* [Stated task]: Repeat only the lines below that run from the line with "Convert this diagram to TikZ code." to the line with "(riceB) at (865,80)", ends included; skip every picture.

** Start of Material for the task **

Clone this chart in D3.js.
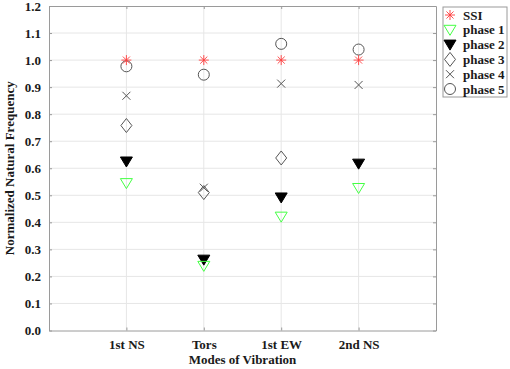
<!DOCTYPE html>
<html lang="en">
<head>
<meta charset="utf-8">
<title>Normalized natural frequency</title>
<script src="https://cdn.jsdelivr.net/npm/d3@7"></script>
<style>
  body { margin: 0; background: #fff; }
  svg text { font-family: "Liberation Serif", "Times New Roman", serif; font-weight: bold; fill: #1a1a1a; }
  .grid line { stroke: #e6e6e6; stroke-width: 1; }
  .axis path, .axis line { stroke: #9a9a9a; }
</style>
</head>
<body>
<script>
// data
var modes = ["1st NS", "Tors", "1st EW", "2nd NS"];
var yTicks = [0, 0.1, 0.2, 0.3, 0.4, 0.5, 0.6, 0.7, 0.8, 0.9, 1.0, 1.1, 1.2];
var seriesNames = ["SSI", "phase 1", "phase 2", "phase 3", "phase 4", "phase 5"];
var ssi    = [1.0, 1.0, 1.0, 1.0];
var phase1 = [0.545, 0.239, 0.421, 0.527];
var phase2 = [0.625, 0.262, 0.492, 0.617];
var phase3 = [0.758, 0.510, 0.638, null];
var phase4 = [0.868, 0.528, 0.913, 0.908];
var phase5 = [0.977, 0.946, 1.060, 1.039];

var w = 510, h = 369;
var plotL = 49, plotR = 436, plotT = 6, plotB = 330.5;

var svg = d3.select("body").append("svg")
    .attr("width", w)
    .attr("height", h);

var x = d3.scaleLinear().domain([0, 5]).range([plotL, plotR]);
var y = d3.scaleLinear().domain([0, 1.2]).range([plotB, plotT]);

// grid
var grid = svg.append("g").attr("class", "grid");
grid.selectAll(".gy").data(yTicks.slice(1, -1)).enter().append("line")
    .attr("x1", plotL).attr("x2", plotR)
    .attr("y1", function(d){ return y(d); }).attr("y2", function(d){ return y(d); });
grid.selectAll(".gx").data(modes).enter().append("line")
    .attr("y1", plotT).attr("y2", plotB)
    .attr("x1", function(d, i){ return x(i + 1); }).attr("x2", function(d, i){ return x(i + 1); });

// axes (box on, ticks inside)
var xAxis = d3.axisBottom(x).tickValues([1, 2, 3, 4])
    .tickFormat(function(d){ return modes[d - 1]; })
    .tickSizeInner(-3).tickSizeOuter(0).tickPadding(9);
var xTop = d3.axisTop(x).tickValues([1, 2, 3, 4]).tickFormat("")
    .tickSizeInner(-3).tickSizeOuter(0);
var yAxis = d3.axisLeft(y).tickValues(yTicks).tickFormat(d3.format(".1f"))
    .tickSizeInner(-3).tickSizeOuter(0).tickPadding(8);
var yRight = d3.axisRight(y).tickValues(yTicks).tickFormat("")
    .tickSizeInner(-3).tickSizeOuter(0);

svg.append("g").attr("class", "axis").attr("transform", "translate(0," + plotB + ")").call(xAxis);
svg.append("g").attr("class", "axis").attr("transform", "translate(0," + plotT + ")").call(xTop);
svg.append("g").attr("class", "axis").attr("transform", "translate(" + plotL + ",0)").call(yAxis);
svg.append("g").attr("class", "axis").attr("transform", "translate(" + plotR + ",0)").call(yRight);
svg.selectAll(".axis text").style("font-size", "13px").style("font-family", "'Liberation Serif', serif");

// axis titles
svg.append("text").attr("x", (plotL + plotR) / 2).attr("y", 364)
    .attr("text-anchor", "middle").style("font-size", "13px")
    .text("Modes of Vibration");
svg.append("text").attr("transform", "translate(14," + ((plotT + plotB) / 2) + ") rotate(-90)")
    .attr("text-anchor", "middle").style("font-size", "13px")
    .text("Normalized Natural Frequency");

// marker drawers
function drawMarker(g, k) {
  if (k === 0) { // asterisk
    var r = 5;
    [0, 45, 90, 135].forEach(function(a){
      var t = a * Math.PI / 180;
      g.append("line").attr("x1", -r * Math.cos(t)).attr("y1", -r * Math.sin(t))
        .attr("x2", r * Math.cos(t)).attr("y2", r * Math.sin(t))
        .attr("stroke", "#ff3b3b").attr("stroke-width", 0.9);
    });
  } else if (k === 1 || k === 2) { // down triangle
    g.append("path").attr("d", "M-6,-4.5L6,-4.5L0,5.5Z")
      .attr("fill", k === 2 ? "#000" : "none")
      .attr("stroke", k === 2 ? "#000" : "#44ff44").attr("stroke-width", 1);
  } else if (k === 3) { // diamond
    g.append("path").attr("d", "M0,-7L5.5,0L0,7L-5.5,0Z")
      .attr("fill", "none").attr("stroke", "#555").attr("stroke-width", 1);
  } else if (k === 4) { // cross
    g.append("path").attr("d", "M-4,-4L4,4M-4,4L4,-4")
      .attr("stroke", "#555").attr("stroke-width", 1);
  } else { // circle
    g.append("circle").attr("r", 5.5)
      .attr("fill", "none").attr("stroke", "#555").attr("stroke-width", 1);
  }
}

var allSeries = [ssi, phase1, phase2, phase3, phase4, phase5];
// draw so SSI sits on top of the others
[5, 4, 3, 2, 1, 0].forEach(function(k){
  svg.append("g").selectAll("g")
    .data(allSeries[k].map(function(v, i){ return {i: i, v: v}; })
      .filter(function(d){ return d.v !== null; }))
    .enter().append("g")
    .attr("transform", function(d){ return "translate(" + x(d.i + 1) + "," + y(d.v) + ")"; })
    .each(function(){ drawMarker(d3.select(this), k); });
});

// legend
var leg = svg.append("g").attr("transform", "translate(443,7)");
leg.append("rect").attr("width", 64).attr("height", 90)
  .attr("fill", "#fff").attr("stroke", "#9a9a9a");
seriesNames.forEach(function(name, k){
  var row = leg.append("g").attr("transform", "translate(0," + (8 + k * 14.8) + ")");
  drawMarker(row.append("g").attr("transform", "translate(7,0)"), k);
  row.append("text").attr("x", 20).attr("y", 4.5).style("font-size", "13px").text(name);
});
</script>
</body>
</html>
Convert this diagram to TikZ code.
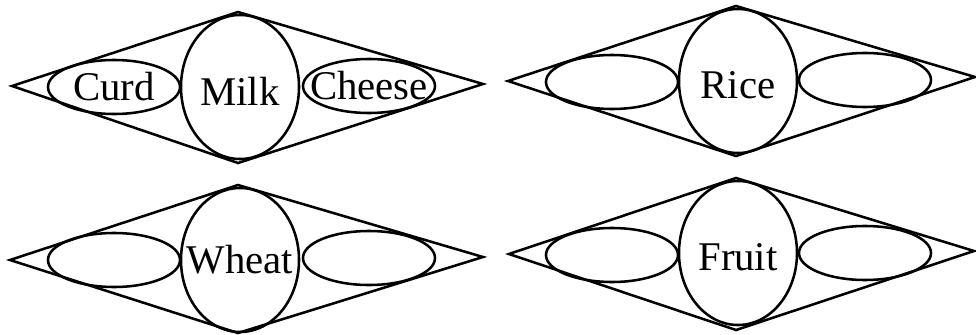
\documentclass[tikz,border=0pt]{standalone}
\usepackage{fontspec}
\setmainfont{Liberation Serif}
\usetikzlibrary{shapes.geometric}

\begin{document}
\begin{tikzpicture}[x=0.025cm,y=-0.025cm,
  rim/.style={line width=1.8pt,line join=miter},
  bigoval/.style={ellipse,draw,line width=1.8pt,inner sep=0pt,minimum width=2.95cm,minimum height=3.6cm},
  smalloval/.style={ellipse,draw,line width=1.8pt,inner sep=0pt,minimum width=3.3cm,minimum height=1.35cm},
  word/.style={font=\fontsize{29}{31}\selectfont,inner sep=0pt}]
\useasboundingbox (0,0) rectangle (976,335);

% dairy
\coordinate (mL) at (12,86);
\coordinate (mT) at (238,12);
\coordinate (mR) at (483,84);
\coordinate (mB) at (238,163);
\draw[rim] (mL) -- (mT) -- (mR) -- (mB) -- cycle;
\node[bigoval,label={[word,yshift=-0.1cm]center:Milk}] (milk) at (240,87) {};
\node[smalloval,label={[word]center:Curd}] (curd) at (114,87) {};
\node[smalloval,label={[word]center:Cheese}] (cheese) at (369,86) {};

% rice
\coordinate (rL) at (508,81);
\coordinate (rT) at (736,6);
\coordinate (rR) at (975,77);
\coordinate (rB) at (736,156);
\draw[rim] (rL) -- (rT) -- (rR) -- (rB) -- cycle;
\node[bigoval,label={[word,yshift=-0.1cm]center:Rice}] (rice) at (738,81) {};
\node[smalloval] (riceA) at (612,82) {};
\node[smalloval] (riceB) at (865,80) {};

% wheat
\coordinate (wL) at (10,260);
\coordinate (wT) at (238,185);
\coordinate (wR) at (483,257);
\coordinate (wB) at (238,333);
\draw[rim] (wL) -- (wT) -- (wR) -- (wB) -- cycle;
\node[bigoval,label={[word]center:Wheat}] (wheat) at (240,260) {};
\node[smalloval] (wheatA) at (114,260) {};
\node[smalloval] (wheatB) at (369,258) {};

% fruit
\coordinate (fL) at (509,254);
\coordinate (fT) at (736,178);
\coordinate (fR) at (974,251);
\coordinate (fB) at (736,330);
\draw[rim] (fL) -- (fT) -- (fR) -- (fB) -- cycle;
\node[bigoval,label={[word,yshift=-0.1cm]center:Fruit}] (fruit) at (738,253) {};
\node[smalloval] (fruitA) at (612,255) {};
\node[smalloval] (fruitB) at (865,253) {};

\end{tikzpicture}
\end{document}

** End of Material for the task **

* [Expected output]:
Convert this diagram to TikZ code.
\documentclass[tikz,border=0pt]{standalone}
\usepackage{fontspec}
\setmainfont{Liberation Serif}
\usetikzlibrary{shapes.geometric}

\begin{document}
\begin{tikzpicture}[x=0.025cm,y=-0.025cm,
  rim/.style={line width=1.8pt,line join=miter},
  bigoval/.style={ellipse,draw,line width=1.8pt,inner sep=0pt,minimum width=2.95cm,minimum height=3.6cm},
  smalloval/.style={ellipse,draw,line width=1.8pt,inner sep=0pt,minimum width=3.3cm,minimum height=1.35cm},
  word/.style={font=\fontsize{29}{31}\selectfont,inner sep=0pt}]
\useasboundingbox (0,0) rectangle (976,335);

% dairy
\coordinate (mL) at (12,86);
\coordinate (mT) at (238,12);
\coordinate (mR) at (483,84);
\coordinate (mB) at (238,163);
\draw[rim] (mL) -- (mT) -- (mR) -- (mB) -- cycle;
\node[bigoval,label={[word,yshift=-0.1cm]center:Milk}] (milk) at (240,87) {};
\node[smalloval,label={[word]center:Curd}] (curd) at (114,87) {};
\node[smalloval,label={[word]center:Cheese}] (cheese) at (369,86) {};

% rice
\coordinate (rL) at (508,81);
\coordinate (rT) at (736,6);
\coordinate (rR) at (975,77);
\coordinate (rB) at (736,156);
\draw[rim] (rL) -- (rT) -- (rR) -- (rB) -- cycle;
\node[bigoval,label={[word,yshift=-0.1cm]center:Rice}] (rice) at (738,81) {};
\node[smalloval] (riceA) at (612,82) {};
\node[smalloval] (riceB) at (865,80) {};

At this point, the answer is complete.